___ Data extract ___

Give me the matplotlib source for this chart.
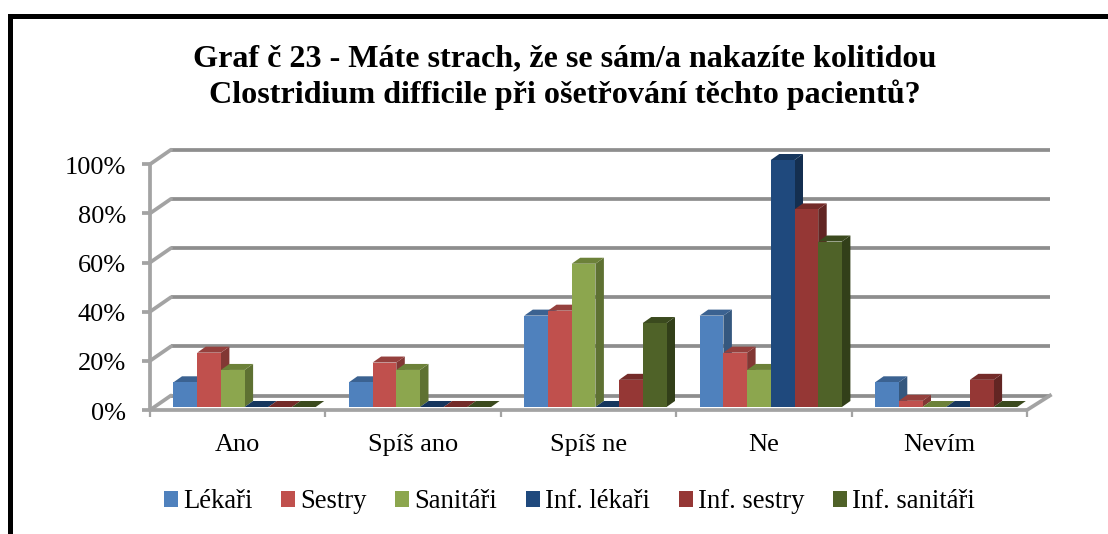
import matplotlib
matplotlib.use("Agg")
import matplotlib.pyplot as plt
from matplotlib.patches import Polygon, Rectangle

categories = ["Ano", "Spíš ano", "Spíš ne", "Ne", "Nevím"]
series_names = ["Lékaři", "Sestry", "Sanitáři", "Inf. lékaři", "Inf. sestry", "Inf. sanitáři"]
lekari = [10, 10, 37, 37, 10]
sestry = [22, 18, 39, 22, 2.5]
sanitari = [15, 15, 58, 15, 0]
inf_lekari = [0, 0, 0, 100, 0]
inf_sestry = [0, 0, 11, 80, 11]
inf_sanitari = [0, 0, 34, 67, 0]
series = [lekari, sestry, sanitari, inf_lekari, inf_sestry, inf_sanitari]
y_ticks = [0, 20, 40, 60, 80, 100]
y_labels = ["0%", "20%", "40%", "60%", "80%", "100%"]
title = "Graf č 23 - Máte strach, že se sám/a nakazíte kolitidou\nClostridium difficile při ošetřování těchto pacientů?"

front = ["#4F81BD", "#C0504D", "#8CA64E", "#1F497D", "#953735", "#4F6228"]
top = ["#3B6291", "#95403D", "#6C8139", "#17375E", "#742B29", "#3B4A1E"]
side = ["#35587F", "#823734", "#5E7132", "#142F50", "#622523", "#323F19"]

W, H = 1108, 534
PX = 175.4          # pixels per category
PY = 2.47           # pixels per percent
X0, Y0 = 150, 407   # pixel position of data origin

plt.rcParams["font.family"] = ["Liberation Serif", "DejaVu Serif"]
fig = plt.figure(figsize=(W / 100, H / 100), dpi=100)
ax = fig.add_axes([0, 0, 1, 1])
ax.set_xlim(-X0 / PX, (W - X0) / PX)
ax.set_ylim(-(H - Y0) / PY, Y0 / PY)
ax.axis("off")

dxw, dyw = 21 / PX, 14.5 / PY       # wall depth
dxb, dyb = 8.5 / PX, 6 / PY         # bar depth
floor = -3 / PY
n = len(categories)
GRID = "#8E8E8E"
AXC = "#A3A3A3"
LW = 2.7
SCALE = 0.995

for v, lab in zip(y_ticks, y_labels):
    yf = floor + v * SCALE
    yb = yf + dyw
    ax.plot([dxw, n + 23 / PX], [yb, yb], color=GRID, lw=LW, solid_capstyle="butt", zorder=1)
    ax.plot([0, dxw], [yf, yb], color=AXC, lw=LW, zorder=1, solid_capstyle="round")
    ax.plot([-8 / PX, 0], [yf, yf], color=AXC, lw=LW, solid_capstyle="butt", zorder=1)
    ax.text(-24 / PX, yf - 3.5 / PY, lab, ha="right", va="center", fontsize=19, color="black")

ytop = floor + 100 * SCALE
ax.plot([0, 0], [floor, ytop], color=AXC, lw=LW, zorder=2, solid_capstyle="butt")
ax.plot([0, n], [floor, floor], color=AXC, lw=LW, zorder=2, solid_capstyle="butt")
ax.plot([n, n + 23 / PX], [floor, floor + dyw], color=AXC, lw=LW, zorder=2)
for i in range(n + 1):
    ax.plot([i, i], [floor, floor - 7 / PY], color=AXC, lw=LW * 0.6, zorder=2, solid_capstyle="butt")
for i, c in enumerate(categories):
    ax.text(i + 0.5, floor - 35 / PY, c, ha="center", va="center", fontsize=19)

bw = 23.7 / PX
start = 23.5 / PX
z = 3
containers = []
for i in range(n):
    for s, vals in enumerate(series):
        v = vals[i]
        x = i + start + s * bw
        c = ax.bar(x, v, width=bw, align="edge", color=front[s], linewidth=0, zorder=z + 2)
        if i == 0:
            containers.append(c)
        ax.add_patch(Polygon([(x + bw, 0), (x + bw + dxb, dyb), (x + bw + dxb, v + dyb), (x + bw, v)],
                             closed=True, fc=side[s], ec="none", zorder=z))
        ax.add_patch(Polygon([(x, v), (x + dxb, v + dyb), (x + bw + dxb, v + dyb), (x + bw, v)],
                             closed=True, fc=top[s], ec="none", zorder=z + 1))
        z += 3

fig.suptitle(title, x=0.51, y=0.916, fontsize=23.1, fontweight="bold", linespacing=1.22, va="top")
leg = ax.legend(containers, series_names, ncol=6, loc="center", bbox_to_anchor=(569.5 / W, 1 - 502 / H),
                bbox_transform=fig.transFigure, frameon=False, fontsize=19.2,
                handlelength=0.52, handleheight=0.52, handletextpad=0.2, columnspacing=1.07, borderpad=0)

fig.add_artist(Rectangle((9.5 / W, -0.02), (W + 20) / W, 1.02 - 15.5 / H, transform=fig.transFigure,
                         fc="none", ec="black", lw=3.6))
fig.savefig("out.png", dpi=100, facecolor="white")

___

▶ What to work on:
Extract every line of the data exactly; pictures stay out.

▶ Output below:
Give me the matplotlib source for this chart.
import matplotlib
matplotlib.use("Agg")
import matplotlib.pyplot as plt
from matplotlib.patches import Polygon, Rectangle

categories = ["Ano", "Spíš ano", "Spíš ne", "Ne", "Nevím"]
series_names = ["Lékaři", "Sestry", "Sanitáři", "Inf. lékaři", "Inf. sestry", "Inf. sanitáři"]
lekari = [10, 10, 37, 37, 10]
sestry = [22, 18, 39, 22, 2.5]
sanitari = [15, 15, 58, 15, 0]
inf_lekari = [0, 0, 0, 100, 0]
inf_sestry = [0, 0, 11, 80, 11]
inf_sanitari = [0, 0, 34, 67, 0]
series = [lekari, sestry, sanitari, inf_lekari, inf_sestry, inf_sanitari]
y_ticks = [0, 20, 40, 60, 80, 100]
y_labels = ["0%", "20%", "40%", "60%", "80%", "100%"]
title = "Graf č 23 - Máte strach, že se sám/a nakazíte kolitidou\nClostridium difficile při ošetřování těchto pacientů?"

front = ["#4F81BD", "#C0504D", "#8CA64E", "#1F497D", "#953735", "#4F6228"]
top = ["#3B6291", "#95403D", "#6C8139", "#17375E", "#742B29", "#3B4A1E"]
side = ["#35587F", "#823734", "#5E7132", "#142F50", "#622523", "#323F19"]

W, H = 1108, 534
PX = 175.4          # pixels per category
PY = 2.47           # pixels per percent
X0, Y0 = 150, 407   # pixel position of data origin

plt.rcParams["font.family"] = ["Liberation Serif", "DejaVu Serif"]
fig = plt.figure(figsize=(W / 100, H / 100), dpi=100)
ax = fig.add_axes([0, 0, 1, 1])
ax.set_xlim(-X0 / PX, (W - X0) / PX)
ax.set_ylim(-(H - Y0) / PY, Y0 / PY)
ax.axis("off")

dxw, dyw = 21 / PX, 14.5 / PY       # wall depth
dxb, dyb = 8.5 / PX, 6 / PY         # bar depth
floor = -3 / PY
n = len(categories)
GRID = "#8E8E8E"
AXC = "#A3A3A3"
LW = 2.7
SCALE = 0.995

for v, lab in zip(y_ticks, y_labels):
    yf = floor + v * SCALE
    yb = yf + dyw
    ax.plot([dxw, n + 23 / PX], [yb, yb], color=GRID, lw=LW, solid_capstyle="butt", zorder=1)
    ax.plot([0, dxw], [yf, yb], color=AXC, lw=LW, zorder=1, solid_capstyle="round")
    ax.plot([-8 / PX, 0], [yf, yf], color=AXC, lw=LW, solid_capstyle="butt", zorder=1)
    ax.text(-24 / PX, yf - 3.5 / PY, lab, ha="right", va="center", fontsize=19, color="black")

ytop = floor + 100 * SCALE
ax.plot([0, 0], [floor, ytop], color=AXC, lw=LW, zorder=2, solid_capstyle="butt")
ax.plot([0, n], [floor, floor], color=AXC, lw=LW, zorder=2, solid_capstyle="butt")
ax.plot([n, n + 23 / PX], [floor, floor + dyw], color=AXC, lw=LW, zorder=2)
for i in range(n + 1):
    ax.plot([i, i], [floor, floor - 7 / PY], color=AXC, lw=LW * 0.6, zorder=2, solid_capstyle="butt")
for i, c in enumerate(categories):
    ax.text(i + 0.5, floor - 35 / PY, c, ha="center", va="center", fontsize=19)

bw = 23.7 / PX
start = 23.5 / PX
z = 3
containers = []
for i in range(n):
    for s, vals in enumerate(series):
        v = vals[i]
        x = i + start + s * bw
        c = ax.bar(x, v, width=bw, align="edge", color=front[s], linewidth=0, zorder=z + 2)
        if i == 0:
            containers.append(c)
        ax.add_patch(Polygon([(x + bw, 0), (x + bw + dxb, dyb), (x + bw + dxb, v + dyb), (x + bw, v)],
                             closed=True, fc=side[s], ec="none", zorder=z))
        ax.add_patch(Polygon([(x, v), (x + dxb, v + dyb), (x + bw + dxb, v + dyb), (x + bw, v)],
                             closed=True, fc=top[s], ec="none", zorder=z + 1))
        z += 3

fig.suptitle(title, x=0.51, y=0.916, fontsize=23.1, fontweight="bold", linespacing=1.22, va="top")
leg = ax.legend(containers, series_names, ncol=6, loc="center", bbox_to_anchor=(569.5 / W, 1 - 502 / H),
                bbox_transform=fig.transFigure, frameon=False, fontsize=19.2,
                handlelength=0.52, handleheight=0.52, handletextpad=0.2, columnspacing=1.07, borderpad=0)

fig.add_artist(Rectangle((9.5 / W, -0.02), (W + 20) / W, 1.02 - 15.5 / H, transform=fig.transFigure,
                         fc="none", ec="black", lw=3.6))
fig.savefig("out.png", dpi=100, facecolor="white")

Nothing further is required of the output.